AÇIK
Adalet ve Kalkınma Partisi (AKP) döneminde yükselişe geçen özelleştirme süreci, geride birçok özelleştirme fiyaskosunu bıraktı. Özellikle şeker fabrikalarının özelleştirilmesi, Türkiye’nin kendi halkının çıkarları yerine yabancı çıkar odaklarının baskı ve taleplerine ne kadar açık olduğunu gözler önüne seren önemli bir örnek olarak tarihteki yerini aldı. Türkiye’de şeker üretiminin büyük ölçüde kamu eliyle ve zaman zaman Hazine desteğiyle yürütülmesi, nişasta bazlı şeker (NBŞ) üretiminde faaliyet gösteren ABD’li dev firmaların dikkatini çekti.
Özelleştirme yolunda atılan ilk adım, 1986 yılında Türkiye’nin özelleştirme ana planını hazırlayan Morgan Bank’tan gelen rapor ile başladı. 2000 yılında ise Uluslararası Para Fonu (IMF) tarafından yazılan niyet mektubuna eklenen bir madde ve Özelleştirme Yüksek Kurulu kararı ile şeker sektörü özelleştirme kapsamına alındı. Avrupa Birliği’ne (AB) uyum çerçevesinde 2001 yılında çıkarılan ve üretime kota getiren Şeker Kanunu da özelleştirme sürecinde önemli bir adım olarak kaydedildi.
SATIŞ BAŞLADI
2018 yılına gelindiğinde, ABD’li NBŞ devi Cargill’in bir raporu sızdı. ‘Şeker Piyasası, Mevcut Durum ve Değerlendirme Raporu – Ocak 2018’ adlı raporda, ya kotaların tamamen kaldırılması, ya kamuya ait şeker fabrikalarının özelleştirilmesi ya da kotaların otomatik olarak arttırılması öneriliyordu. Cargill, bu raporu yalanladı; ancak çok geçmeden, önerilerin büyük bir kısmı hayata geçirildi. Devletin elindeki Afyon, Alpullu, Bor, Burdur, Çorum, Elbistan, Erzincan, Erzurum, Ilgın, Kastamonu, Kırşehir, Muş, Turhal ve Yozgat şeker fabrikaları satışa çıkarıldı. Kastamonu hariç, bu 13 fabrikanın ihalesi tamamlandı, ancak Burdur, Ilgın ve Yozgat fabrikalarının satışları, ödemelerin yapılmaması nedeniyle iptal edildi.

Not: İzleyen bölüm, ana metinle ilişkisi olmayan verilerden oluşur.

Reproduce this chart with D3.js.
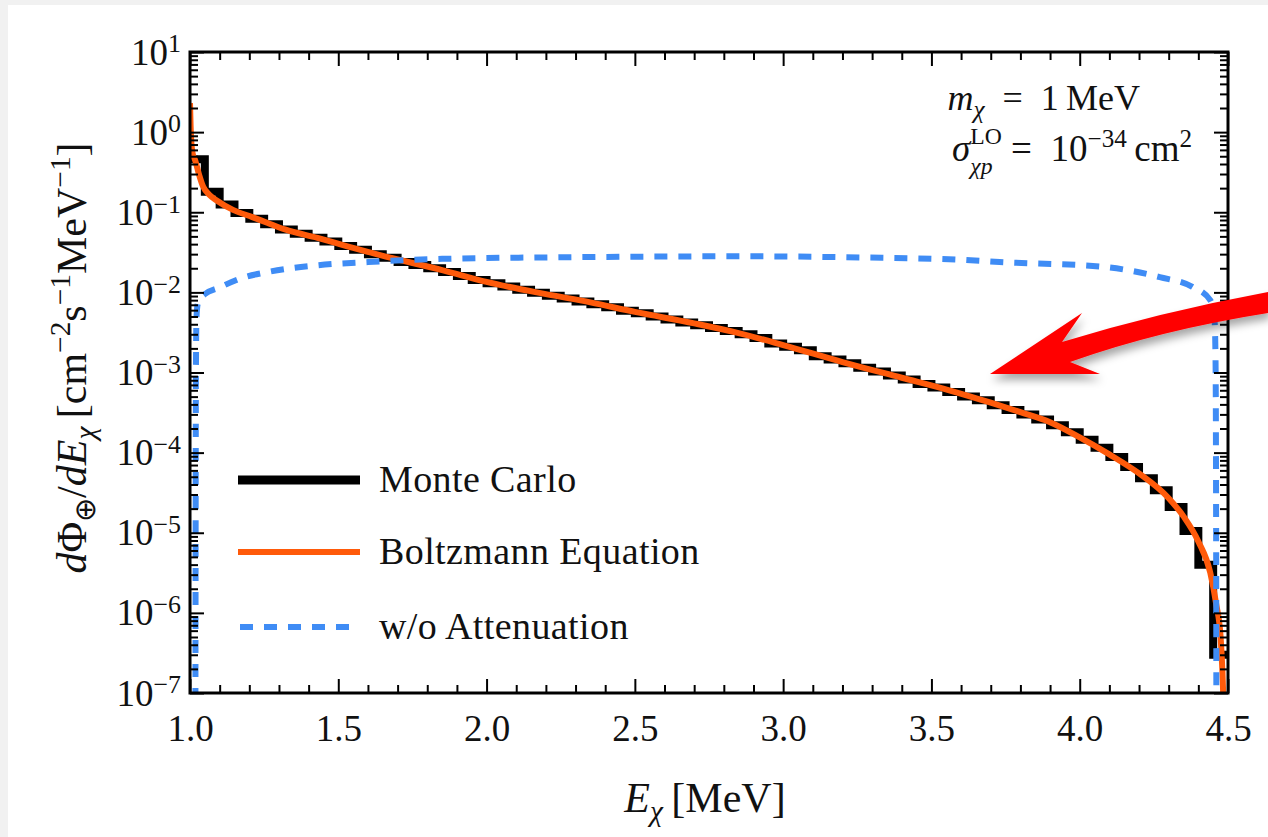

Ülke Savunmasında Önemli Rol
Özellikle Birinci Dünya Savaşı sırasında yaşanan şeker kıtlığı, Cumhuriyet’in ilk yıllarında kurulacak fabrikaların belirlenmesinde kritik bir rol oynadı. Mustafa Kemal Atatürk döneminde Alpullu, Uşak, Eskişehir ve Turhal gibi önemli şeker fabrikaları kuruldu. İkinci Dünya Savaşı’nın sona ermesine kadar, devletin şeker fabrikası kurma süreci devam etti. Şeker fabrikaları gerektiğinde silah fabrikasına dönüştürülebileceği için bu yatırımlar, ülke savunması açısından büyük bir önem taşıyordu. Sonraki dönemlerde, şeker fabrikalarını pancar kooperatifleri de kurmaya başladı; bu durum, çiftçinin para kazanabildiği ender ürünlerden biri olan pancarın, göçü önlemesi ve çiftçiyi toprağa bağlaması açısından dikkate alındı ve Doğu Anadolu illerinde devlet eliyle fabrikalar kuruldu.
İşçi ve Çiftçi Sesini Duyuramadı
Özelleştirme kararı ile birlikte, özellikle bu fabrikalarda örgütlü olan Şeker-İş sendikası bir dizi eyleme imza attı. Türk-İş de bu eylemlere destek verdi. Fabrikaların özelleştirilmesi durumunda pancar üreticileri ve şeker işçilerinin işsiz kalacağı konusunda uyarılarda bulunan Şeker-İş, toplumun çeşitli kesimlerinden topladığı 1 milyon 670 bin imzayla iktidarı bu kararından döndürmeye çalıştı. Ancak ne işçilerin, ne çiftçilerin, ne de tüketicilerin feryadı duyuldu. Morgan Bank’la başlayan, IMF ve ABD’li şirketlerle devam eden özelleştirme baskısı ağır bastı; ihaleler ise güvenlik önlemleri altında gerçekleştirildi.